(Items from a dataset)
▬▬▬▬▬▬▬▬▬▬

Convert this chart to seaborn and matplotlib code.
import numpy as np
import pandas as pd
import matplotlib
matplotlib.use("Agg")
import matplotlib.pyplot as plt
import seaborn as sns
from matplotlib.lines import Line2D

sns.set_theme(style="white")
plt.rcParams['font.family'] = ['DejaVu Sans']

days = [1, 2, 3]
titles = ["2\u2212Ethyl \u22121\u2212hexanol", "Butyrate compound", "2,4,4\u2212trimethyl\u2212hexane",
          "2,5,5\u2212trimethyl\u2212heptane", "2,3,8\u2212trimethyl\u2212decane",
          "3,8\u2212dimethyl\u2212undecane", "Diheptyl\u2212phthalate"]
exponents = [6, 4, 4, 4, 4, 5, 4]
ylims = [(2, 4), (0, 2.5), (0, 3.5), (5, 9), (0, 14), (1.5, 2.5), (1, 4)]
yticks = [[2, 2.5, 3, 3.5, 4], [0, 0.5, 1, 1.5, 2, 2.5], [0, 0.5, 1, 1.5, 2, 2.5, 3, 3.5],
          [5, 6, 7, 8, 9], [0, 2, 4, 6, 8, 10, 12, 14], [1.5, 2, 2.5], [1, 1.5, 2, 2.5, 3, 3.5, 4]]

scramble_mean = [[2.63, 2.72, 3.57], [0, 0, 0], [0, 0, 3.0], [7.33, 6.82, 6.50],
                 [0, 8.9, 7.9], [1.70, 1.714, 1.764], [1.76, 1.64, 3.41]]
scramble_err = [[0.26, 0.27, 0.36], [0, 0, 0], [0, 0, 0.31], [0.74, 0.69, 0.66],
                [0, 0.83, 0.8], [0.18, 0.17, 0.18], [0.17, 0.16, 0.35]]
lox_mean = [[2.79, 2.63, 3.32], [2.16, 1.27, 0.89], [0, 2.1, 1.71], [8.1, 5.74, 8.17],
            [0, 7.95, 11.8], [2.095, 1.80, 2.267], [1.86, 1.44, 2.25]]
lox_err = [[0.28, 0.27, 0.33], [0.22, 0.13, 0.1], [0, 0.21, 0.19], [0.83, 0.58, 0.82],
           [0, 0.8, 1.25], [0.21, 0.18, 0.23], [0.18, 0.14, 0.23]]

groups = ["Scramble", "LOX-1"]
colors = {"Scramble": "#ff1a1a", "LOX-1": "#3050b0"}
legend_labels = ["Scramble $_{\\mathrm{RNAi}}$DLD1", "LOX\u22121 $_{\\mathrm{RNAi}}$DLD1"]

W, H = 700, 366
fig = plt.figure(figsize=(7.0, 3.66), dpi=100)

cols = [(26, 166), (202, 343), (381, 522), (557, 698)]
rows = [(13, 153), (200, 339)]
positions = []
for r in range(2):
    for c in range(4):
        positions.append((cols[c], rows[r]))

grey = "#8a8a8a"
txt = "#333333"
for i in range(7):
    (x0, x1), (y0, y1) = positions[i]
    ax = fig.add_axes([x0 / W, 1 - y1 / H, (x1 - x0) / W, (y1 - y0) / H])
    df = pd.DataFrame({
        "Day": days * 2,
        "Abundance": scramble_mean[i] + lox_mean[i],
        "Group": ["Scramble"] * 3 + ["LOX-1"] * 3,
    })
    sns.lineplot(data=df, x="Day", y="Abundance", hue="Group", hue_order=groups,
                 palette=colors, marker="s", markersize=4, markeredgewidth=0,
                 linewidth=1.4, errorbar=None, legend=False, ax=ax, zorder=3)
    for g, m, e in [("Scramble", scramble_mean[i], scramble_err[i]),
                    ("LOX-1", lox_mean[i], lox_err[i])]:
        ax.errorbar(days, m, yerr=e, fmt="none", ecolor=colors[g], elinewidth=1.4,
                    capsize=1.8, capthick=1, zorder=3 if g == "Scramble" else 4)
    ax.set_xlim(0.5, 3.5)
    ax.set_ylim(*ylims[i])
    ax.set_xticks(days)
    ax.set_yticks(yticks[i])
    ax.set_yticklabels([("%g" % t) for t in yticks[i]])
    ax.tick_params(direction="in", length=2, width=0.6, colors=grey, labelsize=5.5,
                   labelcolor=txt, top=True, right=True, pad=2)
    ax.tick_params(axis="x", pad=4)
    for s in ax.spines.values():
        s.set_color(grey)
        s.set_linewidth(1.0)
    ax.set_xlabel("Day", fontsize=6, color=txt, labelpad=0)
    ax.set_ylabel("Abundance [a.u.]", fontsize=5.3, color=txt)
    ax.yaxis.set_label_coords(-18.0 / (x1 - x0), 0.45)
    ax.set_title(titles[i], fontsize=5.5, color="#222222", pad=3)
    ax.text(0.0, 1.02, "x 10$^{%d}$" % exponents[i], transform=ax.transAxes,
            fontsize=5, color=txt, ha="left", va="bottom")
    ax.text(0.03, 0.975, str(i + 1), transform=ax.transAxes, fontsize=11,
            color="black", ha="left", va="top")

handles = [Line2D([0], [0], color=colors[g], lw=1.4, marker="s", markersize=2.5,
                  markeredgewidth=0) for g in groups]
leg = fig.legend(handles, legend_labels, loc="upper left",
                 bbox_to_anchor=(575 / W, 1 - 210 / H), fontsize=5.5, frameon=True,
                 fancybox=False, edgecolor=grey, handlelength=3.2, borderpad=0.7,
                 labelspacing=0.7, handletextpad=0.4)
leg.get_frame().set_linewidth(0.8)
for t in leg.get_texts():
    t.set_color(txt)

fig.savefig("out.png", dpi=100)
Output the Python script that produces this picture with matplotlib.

▬▬▬▬▬▬▬▬▬▬

**Exercise aim**
The answer must consist solely of the number of lines in the entries that contain the word "matplotlib".

**Written solution**
6